Important Points
1. Adaptive Density Control Revisited
In 3D-GS, Gaussian primitives initialized randomly must move through space to arrive at their final location. During this process, two issues lead to local minima: gradients vanish if the distance to the optimal location exceeds more than a few standard deviations (the paper dubs this as “local support”), and Gaussians require a path where the loss is monotonically decreasing to its final location. Prior 3D-GS required “Adaptive Density Control” to address this problem.
pixelSplat revisits Adaptive Density Control via a differentiable reparameterization trick. It roughly goes like this:
-
For each pixel, the network outputs logits which are softmaxed into a discrete distribution
\[\phi = [\phi_1, \phi_2, \dots, \phi_Z], \quad \phi_z = P(z)\]over $Z$ predefined depth-bins.
-
Sample
\[z \sim \mathrm{Categorical}(\phi)\,,\]to choose a bin index. Then, calculate the depth:
\[d = b_z + \delta_z\](where $b_z$ is the bin center and $\delta_z$ a learned offset), and unproject along the camera ray:
\[\mu = o + d \, d_u\]with camera origin $o$ and ray direction $d_u$.
-
Instead of a hard spawn/prune, set the Gaussian’s opacity to
\[\alpha = \phi_z\,.\]During backpropagation, by the chain rule:
\[\frac{\partial L}{\partial \phi_z} = \frac{\partial L}{\partial \alpha} \frac{\partial \alpha}{\partial \phi_z} = \frac{\partial L}{\partial \alpha}\,,\]effectively “reparameterizing” the sampling step and allowing gradients to update $\phi$ directly.
By restructuring Adaptive Density Control into a probabilistic sampling approach combined with the reparameterization trick, PixelSplat generates Gaussians where the loss indicates that more density is needed, and prunes in low-error regions while remaining differentiable.
2. Scale Ambiguity Problem
Most existing datasets for 3D reconstruction provide poses that are computed using structure from-motion (SfM) software. Because SfM reconstructs each scene only up to scale, different scenes are scaled by individual, arbitrary scale factors. Intuitively, this can be thought of you only ever recovering relative distances; there is no fixed correspondence between units in the 3D reconstruction and units of the real world.
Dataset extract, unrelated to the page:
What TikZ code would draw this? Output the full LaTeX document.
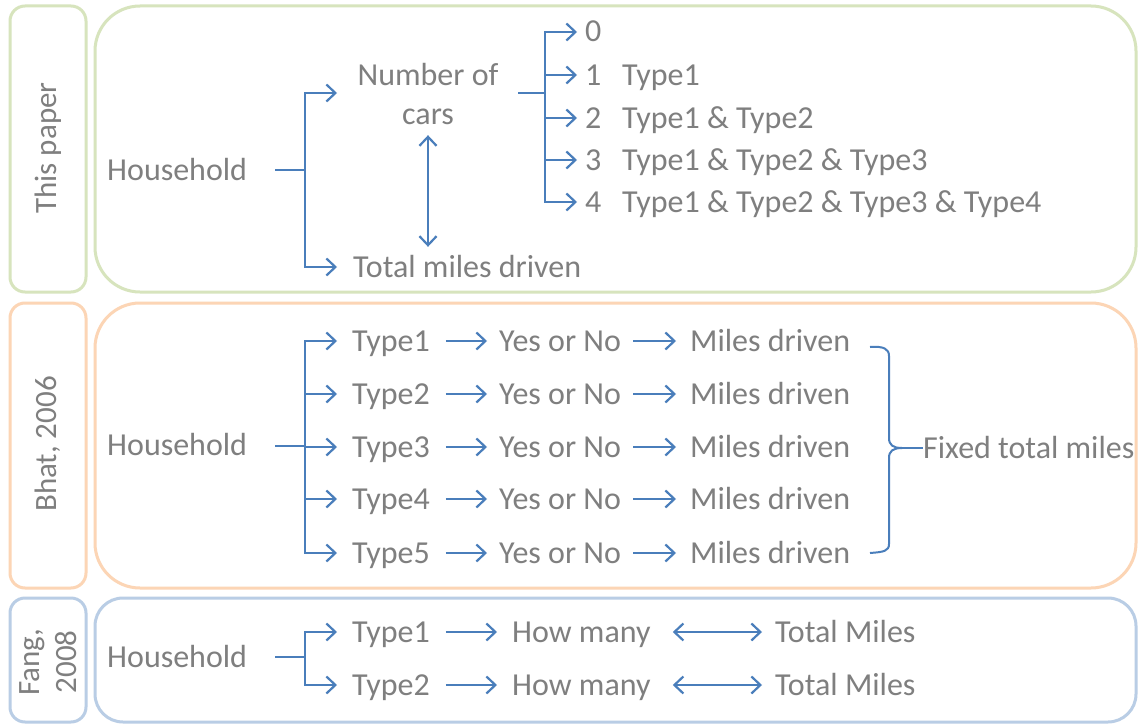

The implication is that a neural network making predictions about the geometry of a scene from a single image cannot predict the depth that matches the poses reconstructed by structure-from-motion. pixelSplat uses a two-view encoder in attempt to resolve scale ambiguity by performing depth estimations.
Concluding Thoughts
This paper is on the older side but is definitely influential in setting an example of how future works can use probabilistic models in 3D-GS. Since its publishment, a steady flow of follow-up papers has built on and refined its ideas.